Fair enough, but remember that most color accurate monitors aren't about peak brightness. THey are designed to be used in near pitch black rooms where you don't need anything brighter. It also uses an older panel from some significantly higher priced OLED monitors. New QD-OLED panels will be much brighter.
That said, the screen on my Macbook Pro has spoiled me... I won't even consider OLED because in the real world with ambient light, brightness is more important to me than perfect blacks.
250 nits in SDR. 540 nits in HDR.
"Philips says that while SDR peak brightness caps at 250 nits, the screen can get as bright as 540 nits peak brightness for HDR content."

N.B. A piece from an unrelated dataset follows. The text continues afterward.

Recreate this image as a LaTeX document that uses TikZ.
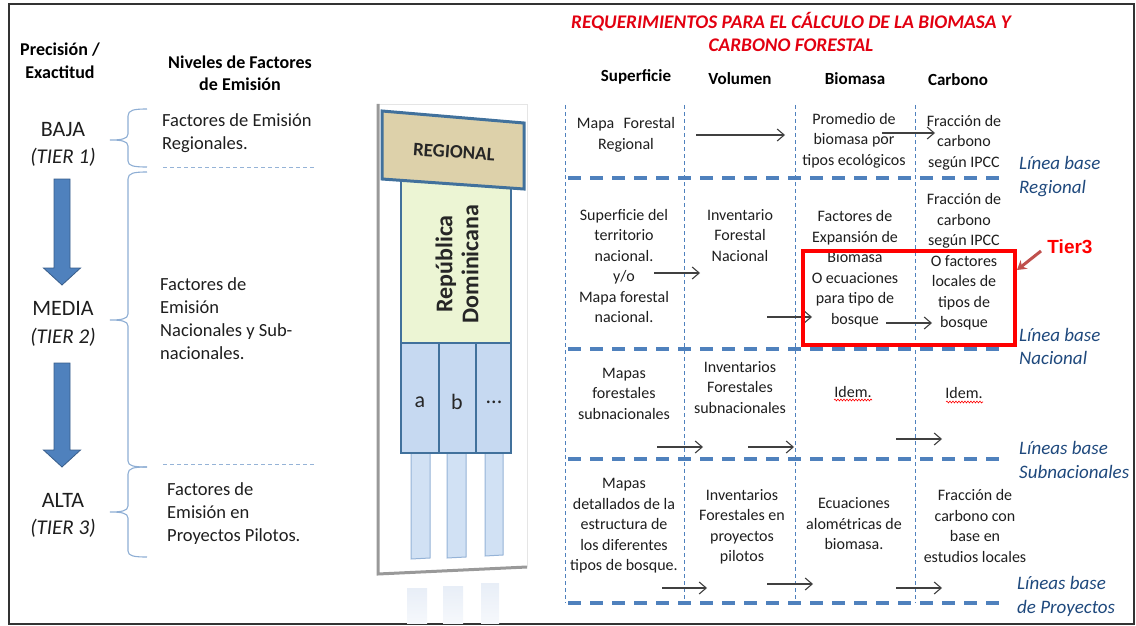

Increasing LCD nits, on the other hand, just exacerbates greyish blacks and worsens blooming and reason why Samsung is exiting the low end LCD market.
Thing is, 99% of people don't need high end, very expensive and very color accurate monitors. Myself included.
And those that do, they use way better and way more expensive monitors than this one.
I'm a developer. Don't need HDR, I won't read and write my code in HDR mode.
Most of people (myself obviously included) use our monitors at office, or at home. 250 nits is a joke for people like me. For example, I have Thinkpad P1 Gen4 and MBP 16 (M1). P1 uses 4K screen with really high brightness. It's great. MBP has even better and more brighter screen.
Eve 4K glossy is really great as well. And really bright.
In my office setting, I really have to use a bright screen. Not everyone is a movie editor for a big movie company.
But only time will tell if this monitor will be a success. If we see a successor, then it was good. But I wouldn't put my money on it.